▶ **YOUR INSTRUCTIONS**:
Output nothing but the lines from the one with "Reproduce this chart with Apache ECharts." through the one with "97.3, 99.1, 100];", including both. Leave the pictures out of the copy.

▶ **INFORMATION SHOWN**:
......
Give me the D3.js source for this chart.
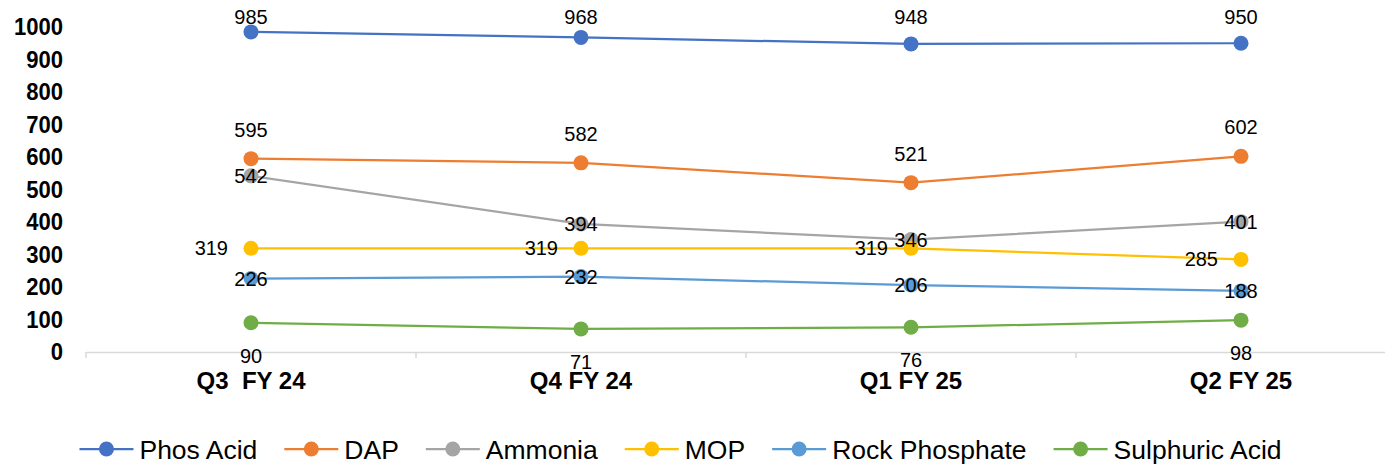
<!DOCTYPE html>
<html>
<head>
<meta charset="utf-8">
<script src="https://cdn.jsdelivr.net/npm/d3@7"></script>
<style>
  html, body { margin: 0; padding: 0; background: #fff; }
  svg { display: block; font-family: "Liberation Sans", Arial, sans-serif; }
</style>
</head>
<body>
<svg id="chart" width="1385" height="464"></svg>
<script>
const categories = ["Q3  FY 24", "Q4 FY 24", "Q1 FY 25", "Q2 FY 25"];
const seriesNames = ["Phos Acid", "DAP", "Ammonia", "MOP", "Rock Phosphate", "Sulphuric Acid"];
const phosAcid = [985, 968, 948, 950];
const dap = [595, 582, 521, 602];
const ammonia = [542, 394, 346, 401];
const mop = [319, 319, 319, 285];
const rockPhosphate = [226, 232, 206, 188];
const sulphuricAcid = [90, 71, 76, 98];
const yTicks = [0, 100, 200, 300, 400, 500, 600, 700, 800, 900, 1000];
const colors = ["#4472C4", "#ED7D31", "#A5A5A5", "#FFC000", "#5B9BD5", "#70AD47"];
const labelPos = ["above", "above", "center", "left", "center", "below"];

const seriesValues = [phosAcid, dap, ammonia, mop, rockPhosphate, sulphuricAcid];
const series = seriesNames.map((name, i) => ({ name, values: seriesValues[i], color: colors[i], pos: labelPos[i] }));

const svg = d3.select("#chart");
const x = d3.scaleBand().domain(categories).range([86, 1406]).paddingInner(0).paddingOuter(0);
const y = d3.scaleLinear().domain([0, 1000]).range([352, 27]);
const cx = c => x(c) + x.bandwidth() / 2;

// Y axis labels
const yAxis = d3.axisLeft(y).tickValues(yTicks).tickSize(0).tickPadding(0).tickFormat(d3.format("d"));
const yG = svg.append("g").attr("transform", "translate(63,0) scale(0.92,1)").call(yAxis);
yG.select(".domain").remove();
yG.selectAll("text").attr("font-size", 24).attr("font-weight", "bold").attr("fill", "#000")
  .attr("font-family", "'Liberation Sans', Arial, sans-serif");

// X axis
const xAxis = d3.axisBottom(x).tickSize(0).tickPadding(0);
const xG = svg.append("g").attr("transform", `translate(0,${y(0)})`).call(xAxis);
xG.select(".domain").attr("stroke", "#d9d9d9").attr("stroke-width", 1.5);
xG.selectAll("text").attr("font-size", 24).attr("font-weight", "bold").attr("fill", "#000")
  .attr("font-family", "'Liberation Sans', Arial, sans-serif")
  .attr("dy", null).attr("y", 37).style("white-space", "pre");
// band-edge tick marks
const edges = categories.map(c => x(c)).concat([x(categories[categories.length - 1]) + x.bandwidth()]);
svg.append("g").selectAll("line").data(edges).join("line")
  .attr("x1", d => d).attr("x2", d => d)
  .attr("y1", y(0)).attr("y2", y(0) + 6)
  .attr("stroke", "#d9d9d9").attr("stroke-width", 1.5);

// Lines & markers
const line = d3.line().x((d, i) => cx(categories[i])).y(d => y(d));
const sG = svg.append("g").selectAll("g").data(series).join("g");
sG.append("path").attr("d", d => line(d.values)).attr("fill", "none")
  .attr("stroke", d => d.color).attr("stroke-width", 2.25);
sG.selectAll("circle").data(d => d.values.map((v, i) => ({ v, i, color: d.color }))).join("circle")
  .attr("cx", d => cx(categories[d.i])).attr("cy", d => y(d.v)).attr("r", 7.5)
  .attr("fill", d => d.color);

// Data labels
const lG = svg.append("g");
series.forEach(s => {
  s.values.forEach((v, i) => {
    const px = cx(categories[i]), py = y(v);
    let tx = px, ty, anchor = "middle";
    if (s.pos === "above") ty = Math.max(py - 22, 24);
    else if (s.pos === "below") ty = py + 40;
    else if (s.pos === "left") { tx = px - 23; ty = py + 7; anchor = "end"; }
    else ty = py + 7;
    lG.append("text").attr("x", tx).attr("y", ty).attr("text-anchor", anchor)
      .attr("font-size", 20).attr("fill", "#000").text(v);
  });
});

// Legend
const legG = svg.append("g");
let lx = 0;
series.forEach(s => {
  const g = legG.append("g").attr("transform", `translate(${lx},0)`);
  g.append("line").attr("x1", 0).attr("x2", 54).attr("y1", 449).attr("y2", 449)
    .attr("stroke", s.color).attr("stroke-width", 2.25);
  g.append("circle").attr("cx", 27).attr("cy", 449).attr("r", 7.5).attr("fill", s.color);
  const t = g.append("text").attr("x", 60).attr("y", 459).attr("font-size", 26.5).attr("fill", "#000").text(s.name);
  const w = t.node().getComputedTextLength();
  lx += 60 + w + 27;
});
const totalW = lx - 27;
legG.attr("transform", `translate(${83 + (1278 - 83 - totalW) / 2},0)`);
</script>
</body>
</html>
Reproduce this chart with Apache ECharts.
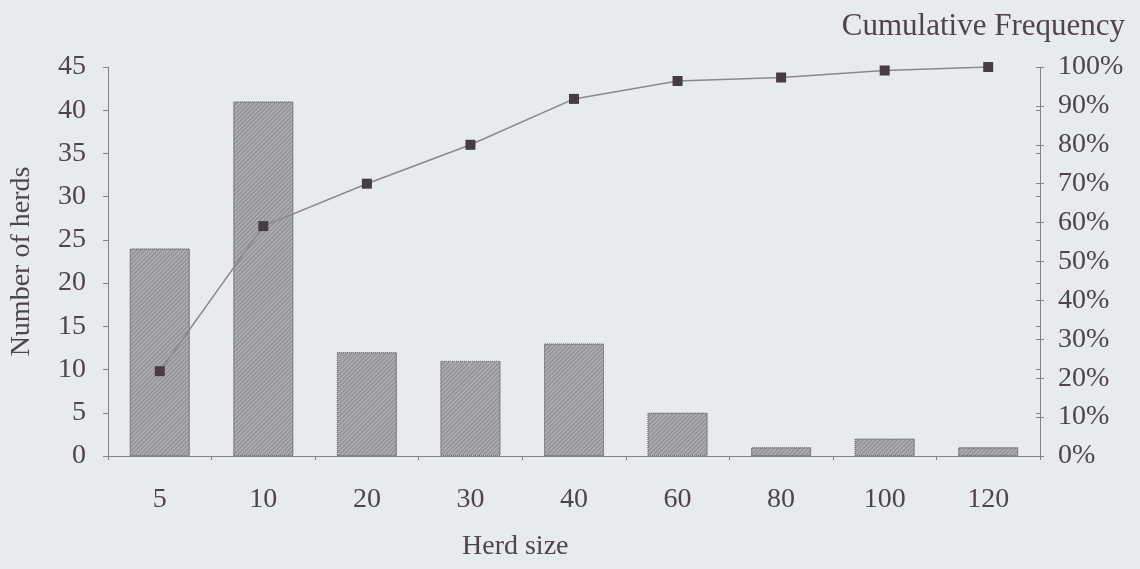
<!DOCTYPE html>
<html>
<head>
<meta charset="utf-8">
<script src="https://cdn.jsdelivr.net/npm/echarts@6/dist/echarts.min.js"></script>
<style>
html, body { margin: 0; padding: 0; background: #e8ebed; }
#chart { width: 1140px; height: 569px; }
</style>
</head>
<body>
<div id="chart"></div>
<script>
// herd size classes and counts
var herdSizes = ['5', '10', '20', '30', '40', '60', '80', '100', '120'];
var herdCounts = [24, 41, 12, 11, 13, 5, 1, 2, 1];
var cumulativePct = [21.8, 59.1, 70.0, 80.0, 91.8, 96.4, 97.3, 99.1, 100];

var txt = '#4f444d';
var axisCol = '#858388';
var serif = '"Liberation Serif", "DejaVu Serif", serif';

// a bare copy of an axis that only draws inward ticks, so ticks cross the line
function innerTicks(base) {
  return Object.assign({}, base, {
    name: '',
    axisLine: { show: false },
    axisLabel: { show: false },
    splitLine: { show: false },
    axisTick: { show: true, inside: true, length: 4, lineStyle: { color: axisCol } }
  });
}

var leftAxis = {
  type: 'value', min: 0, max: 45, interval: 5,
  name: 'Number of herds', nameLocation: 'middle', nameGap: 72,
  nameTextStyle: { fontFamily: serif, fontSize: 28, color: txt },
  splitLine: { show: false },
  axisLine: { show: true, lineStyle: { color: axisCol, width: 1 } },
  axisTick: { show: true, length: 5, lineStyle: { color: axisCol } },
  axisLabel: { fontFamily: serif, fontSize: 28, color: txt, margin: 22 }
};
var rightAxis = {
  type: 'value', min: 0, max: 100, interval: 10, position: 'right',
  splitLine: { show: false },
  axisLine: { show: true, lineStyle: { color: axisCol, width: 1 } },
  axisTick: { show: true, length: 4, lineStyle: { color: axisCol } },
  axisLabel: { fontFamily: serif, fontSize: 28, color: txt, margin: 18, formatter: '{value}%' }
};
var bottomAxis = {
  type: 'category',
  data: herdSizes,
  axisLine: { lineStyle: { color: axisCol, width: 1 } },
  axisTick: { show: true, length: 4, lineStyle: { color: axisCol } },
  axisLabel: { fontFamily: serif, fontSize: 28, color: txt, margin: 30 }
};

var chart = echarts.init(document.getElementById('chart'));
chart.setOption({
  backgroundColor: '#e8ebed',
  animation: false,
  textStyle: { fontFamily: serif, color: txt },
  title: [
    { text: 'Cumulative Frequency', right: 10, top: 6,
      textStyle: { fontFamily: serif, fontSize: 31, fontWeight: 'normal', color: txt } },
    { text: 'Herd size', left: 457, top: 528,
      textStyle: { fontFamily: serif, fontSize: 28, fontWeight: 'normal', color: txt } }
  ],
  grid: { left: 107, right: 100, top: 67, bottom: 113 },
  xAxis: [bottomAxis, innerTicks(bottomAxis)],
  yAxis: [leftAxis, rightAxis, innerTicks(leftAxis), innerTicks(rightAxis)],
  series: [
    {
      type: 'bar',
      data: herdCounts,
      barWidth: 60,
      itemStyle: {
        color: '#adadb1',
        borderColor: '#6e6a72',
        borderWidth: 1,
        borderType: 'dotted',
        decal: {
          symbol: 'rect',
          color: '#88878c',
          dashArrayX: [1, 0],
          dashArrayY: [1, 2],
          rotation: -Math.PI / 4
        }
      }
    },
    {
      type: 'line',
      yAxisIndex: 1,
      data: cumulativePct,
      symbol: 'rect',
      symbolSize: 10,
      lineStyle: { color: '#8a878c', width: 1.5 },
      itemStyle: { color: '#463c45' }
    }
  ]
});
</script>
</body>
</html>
......
▶ **THE RESULT**:
Reproduce this chart with Apache ECharts.
<!DOCTYPE html>
<html>
<head>
<meta charset="utf-8">
<script src="https://cdn.jsdelivr.net/npm/echarts@6/dist/echarts.min.js"></script>
<style>
html, body { margin: 0; padding: 0; background: #e8ebed; }
#chart { width: 1140px; height: 569px; }
</style>
</head>
<body>
<div id="chart"></div>
<script>
// herd size classes and counts
var herdSizes = ['5', '10', '20', '30', '40', '60', '80', '100', '120'];
var herdCounts = [24, 41, 12, 11, 13, 5, 1, 2, 1];
var cumulativePct = [21.8, 59.1, 70.0, 80.0, 91.8, 96.4, 97.3, 99.1, 100];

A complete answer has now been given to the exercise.